F# Url ShortCode Library

22/12/2014

Sure everyone have seen url short codes before, and it’s not really rocket science how to generate them. Regardless, I decided to write my own library for it because I had a specific requirement that I have not seen covered by any other url short code algorithm.

The two requirements for the url short code algorithm was:

  1. Short codes, doh, but in short I mean less than 10 characters
  2. The date the code was generated must be embedded in the code

The first requirement is pretty obvious, but it does rule guid based url short codes, like proposed by Mads Kristensen.

The second requirement is more unique. The reason why I want my short codes to include the date, is because I want to use the date portion of the code as a primary key in a Azure table storage. This makes sense from a performance perspective because I want partitions to be relative small when looking up values and it also makes house keeping easy as we can do batch deletes of all rows from a specific date. (Batch operations only work within the same partition.)

I wrote a library called SJKP.ShortCode that you can download as a nuget package, or from github. It’s written as a portable class library in F#.

Short codes generated by the library looks like this: AlwJy_uNAs

Note that the short codes generated are case-sensitive.

The first 3 symbols (Alw) are the Base64UrlSafe encoded date. Base64UrlSafe encoding simply means that ‘+’ is replaced by ‘-‘ and ‘/’ is replaced by ‘_’, and any ‘=’ characters are removed.

A date in format MM-dd-yyyy wouldn’t be representable in just 3 characters, so it’s not a full date, but only dates from year 0-99 are supported (the library assumes that 0 is 2000).

In order to represent the date by three base64UrlSafe encoded characters, the year, month and day portion of the date is packed into two bytes in the following way.

[–Year 7bits–|–Month 4bits–|–Day 5bits–]

Alw in this example represent the date 2001/2/28.

The characters following the first three date representing characters, are random bytes generated with the System.Random (not so great random generator).

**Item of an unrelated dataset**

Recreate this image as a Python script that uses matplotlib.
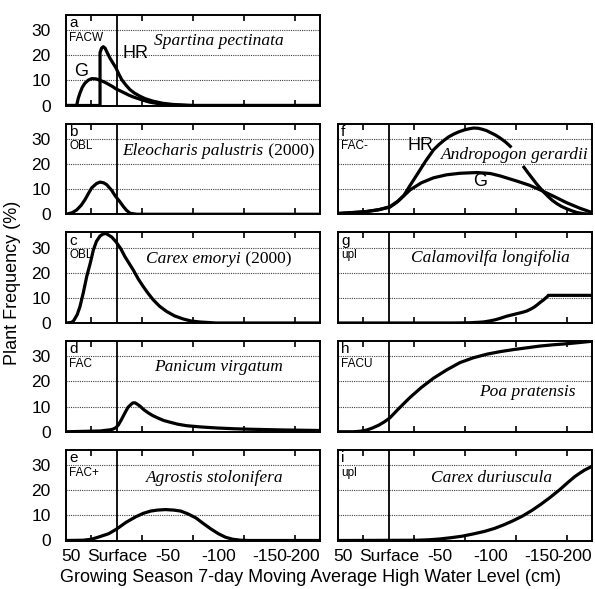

These bytes are also passed through the same Base64UrlSafe encoding, and concatenated with the date portion of the short code. The length of the random part is variable by using the NewShortCodeByDateAndLength(d : DateTime, len: int) method. When using NewShortCode() it is set to five.

Use my algorithm as you see fit, and feel free to improve it. Note that because I use System.Random with a HashCode from a random Guid as the seed, collisions on the random part of the code could happen. If you have any ideas on how to improve this part of the short code algorithm and still have it be PCL compatible, feel free to post a comment, or make a pull request.